Gong Lum v. Rice
Headline: Court upholds Mississippi ruling that a Chinese-American child may be assigned to segregated 'colored' schools, blocking her admission to the local white public high school.
Holding:
- Allows states to place Chinese-American children in segregated 'colored' schools.
- Permits school boards to deny admission to local white schools based on race.
- Affirms state control over public school assignments even when racial classifications are involved.
Summary
Background
A father who pays taxes in his rural Mississippi school district sought a court order to force the local consolidated high school to let his nine‑year‑old, U.S.-born daughter of Chinese ancestry attend. At the school’s opening she was told she could not return because the school board, following the State Superintendent’s instructions, had ordered that only white or Caucasian children could attend that school. The petition said there was no separate public school for Chinese children in the district or county and that the father contributed to the school’s funding.

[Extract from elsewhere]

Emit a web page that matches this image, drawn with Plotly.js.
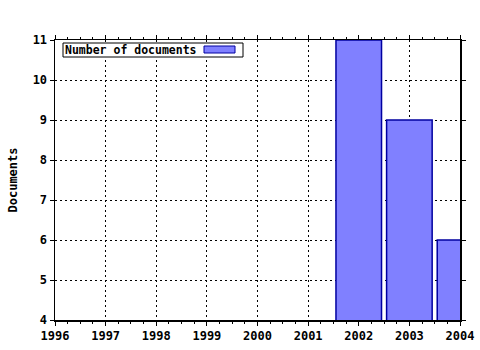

The trial court ordered the school to admit her; the State Supreme Court reversed, holding that the state constitution required separate schools for white and colored races and that Chinese (described in the record as Mongolian or yellow race) could be classed with the colored races.
Reasoning
The U.S. Supreme Court reviewed whether assigning a U.S.-born Chinese child to the colored schools denied equal protection of the laws. It concluded that states have broad authority to organize and divide public schools by race under their constitutions and statutes. The Court relied on earlier decisions upholding racially separate schools and noted that the state system provided colored school districts and schools; the petition did not allege that no colored school was reasonably available to the child. For these reasons, the Court affirmed the state supreme court’s decision.
Real world impact
This ruling means a U.S.-born Chinese child in Mississippi can be treated as part of the nonwhite school system and may be excluded from white public schools. The decision affirms state discretion in assigning pupils and in maintaining separate school systems based on race.